Day 1: Egg scramble w/ peppers and carrots, Chocolate PB banana smoothie
Day 2: Avocado toast, Pepper strips, Fruit salad
Day 3: Tuna Salad, Carrot and celery sticks w/ ranch dressing
Day 4: Homemade pizza, Tossed salad w/ pepper, carrots, and olives
Day 5: Chicken chili verde, Cornbread
Day 6: Ham & Bean soup (from frozen supply), Muffins (from frozen supply)
Day 7: Baked potato bar w/ steamed broccoli (sour cream, cheese, salsa toppings)

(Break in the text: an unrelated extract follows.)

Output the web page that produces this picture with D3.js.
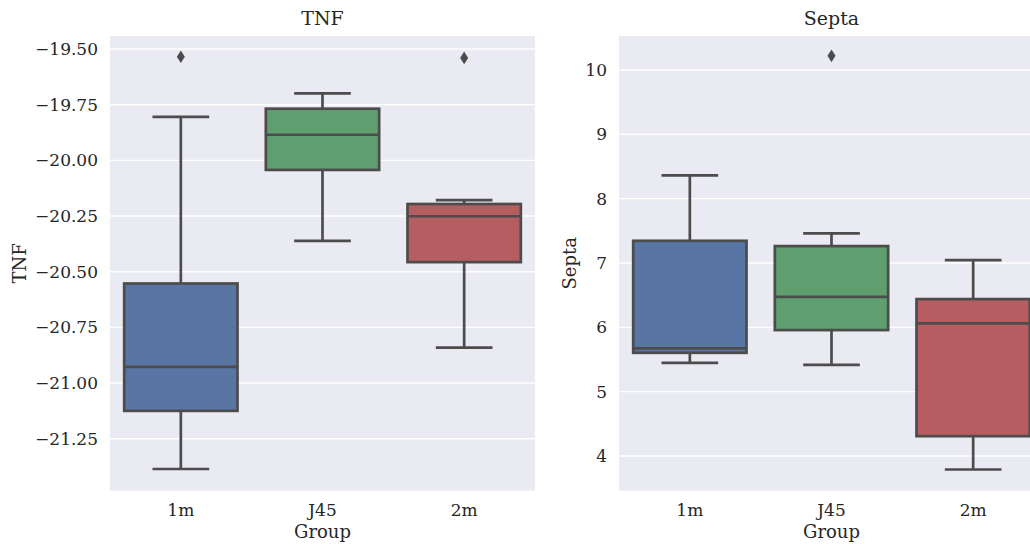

Notes: I’ll be out of town this week so I went into super easy food prep mode for my family. You’ll notice I didn’t provide any new recipes. Sorry about that, I’ll try to go back and add the chili recipe when I get a chance. Most of the meals don’t need a recipe, though since, again, these are really easy meals to pull together. Scrambled eggs w/ veggies; mashed avocado on toast; canned tuna with mayonnaise, frozen soup and muffins from my freezer supply. You get the idea.

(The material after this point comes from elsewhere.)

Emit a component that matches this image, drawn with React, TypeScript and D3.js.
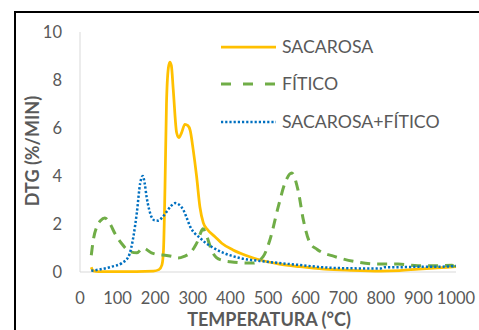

Green tips: I live in Wisconsin. Most of the time I love it, but every year when February and March rolls around I have the winter blues. Not only are the temps still cold and there are still a few feet of snow on the ground (yes, feet), but February to April is also a food desert here. While there are a few greenhouses in the area, it is nearly impossible to find fresh fruits or vegetables grown locally this time of year so I end up buying produce from California and Mexico. Eating locally is economical and environmental since there are less costs and carbon spent storing and shipping food. And it really is great to support your local farmer and know where your food comes from. Although I can’t eat local this time of year, it gives me the perfect opportunity to do some planning. Here are some things I am doing to prepare for the growing season so that next year we can keep eating locally all through the winter. It takes a little bit of investment up front, but well worth it in the end!

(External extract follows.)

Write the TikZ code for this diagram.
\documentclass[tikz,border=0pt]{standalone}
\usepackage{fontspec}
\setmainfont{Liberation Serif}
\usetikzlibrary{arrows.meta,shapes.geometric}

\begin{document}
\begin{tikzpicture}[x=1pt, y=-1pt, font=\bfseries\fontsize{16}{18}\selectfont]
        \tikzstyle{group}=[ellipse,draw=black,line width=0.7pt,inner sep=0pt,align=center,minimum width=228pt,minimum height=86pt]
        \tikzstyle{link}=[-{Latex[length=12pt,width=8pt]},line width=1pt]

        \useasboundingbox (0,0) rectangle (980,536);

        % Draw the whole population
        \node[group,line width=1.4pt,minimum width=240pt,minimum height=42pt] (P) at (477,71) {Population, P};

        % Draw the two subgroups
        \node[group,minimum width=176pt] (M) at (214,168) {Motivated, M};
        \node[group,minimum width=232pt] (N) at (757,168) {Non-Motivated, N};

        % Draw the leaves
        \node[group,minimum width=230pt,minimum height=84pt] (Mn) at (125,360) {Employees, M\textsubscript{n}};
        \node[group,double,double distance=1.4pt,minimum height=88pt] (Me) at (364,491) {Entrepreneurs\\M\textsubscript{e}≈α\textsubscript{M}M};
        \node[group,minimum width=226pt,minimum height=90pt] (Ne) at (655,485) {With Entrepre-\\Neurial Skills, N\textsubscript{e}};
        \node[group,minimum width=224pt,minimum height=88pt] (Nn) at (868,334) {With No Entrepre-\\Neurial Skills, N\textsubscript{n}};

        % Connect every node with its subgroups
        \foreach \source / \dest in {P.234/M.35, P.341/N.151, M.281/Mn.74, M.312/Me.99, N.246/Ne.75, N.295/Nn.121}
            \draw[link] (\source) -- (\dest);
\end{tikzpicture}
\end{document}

- Signed up for a 20 week food share at a local farm (community supported agriculture = CSA). To find a local CSA near year you check out www.localharvest.org. Now is the time to sign up. I’m thinking of doing a winter CSA this year too, which goes November-December.
- Garden planning to supplement my CSA share. We eat a lot of vegetables and the CSA doesn’t supply a lot of herbs.
- Mark the calendar for berry picking. We go through a ton of frozen strawberries and blueberries through the winter and they are sold in multi-layer plastic bags consisting of different number plastics and therefore cannot be recycled. I’m planning to make time for family trips to the berry farm to load up and freeze the extras.
- Find farmer’s markets near by. I need to take stock of what I want to load up on and freeze since we only get a weeks worth of veggies at a time from the CSA and I cannot grow enough storage produce in my little garden. I only have one bag of green beans left and I like to use them in soups so I’ll have to plan on freezing more this year. I also need to freeze more corn cut fresh from the cob as I ran out in December along with making a bunch of my tomato sauce.
- Canning research. I have not been brave enough to try this yet. I usually make refrigerator pickles, but I would like to try canning tomatoes and/or tomato sauce this year. Anyone do this already?